James Shapiro
Othello: A Life
2025-2026 (January - March)

Biography
James Shapiro, a Shakespeare scholar at Columbia University, has long focused in his writing on theater’s cultural impact. His books include Shakespeare and the Jews; Oberammergau; 1599: A Year in the Life of William Shakespeare, which won the Baillie Gifford prize; Contested Will; 1606: The Year of Lear; Shakespeare in a Divided America; and most recently The Playbook: A Story of Theater, Democracy, and the Making of a Culture War. His writing has appeared in the New York Times, the New Yorker, the New York Review of Books, and the London Review of Books.
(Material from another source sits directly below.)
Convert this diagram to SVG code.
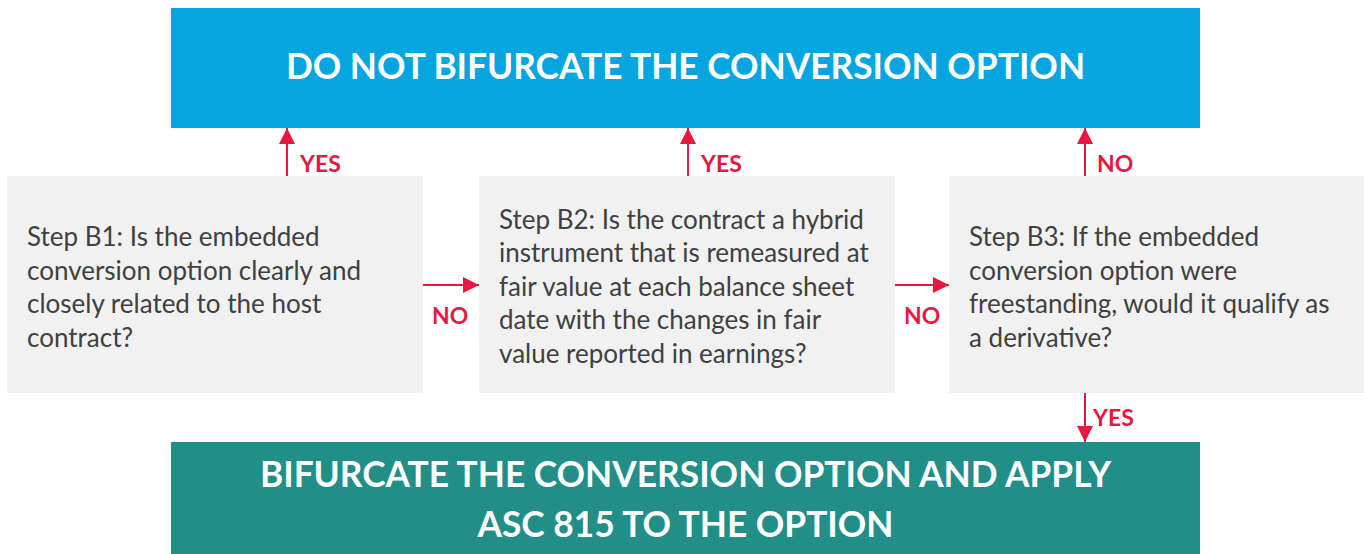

He has been inducted into the American Academy of Arts and Sciences and has been awarded Guggenheim, Cullman, NEH, American Academy in Berlin, and American Academy in Rome fellowships.
Project Summary
Three years ago, Yale University Press commissioned a short biography of Othello for its ‘Black Lives’ series. Much has changed in the political and cultural landscape since then, including a backlash against DEI, so that a book about this fictional character’s life over the past three centuries or so--a life bound up with issues of race, slavery, and a struggle for equality--has taken on greater urgency. Othello came into existence in Italy in 1565, with the publication of Giovanni Battista Giraldi’s Hecatommithi, the main source of Shakespeare’s tragedy. He first appeared as a dramatic character at London’s Globe Theatre around 1604, played by the star actor, Richard Burbage, in blackface. Othello would not be performed by a Black actor until the nineteenth century, when Ira Aldridge toured Europe and Britain in the role (though never got to play Othello in America, his birthplace). Much of the book’s focus is on Othello’s American life, from the first enslaved person there of that name (executed in New York in 1741), to the slaving ships sailing out of Rhode Island christened Othello (including one that in 1765 witnessed a slave revolt), to his importance to activists like Frederick Douglass, to the subsequent and groundbreaking performances of leading Black actors, including Paul Robeson and Denzel Washington. Othello’s fraught life continues to illuminate divisions that are a legacy of the Renaissance world into which he was born.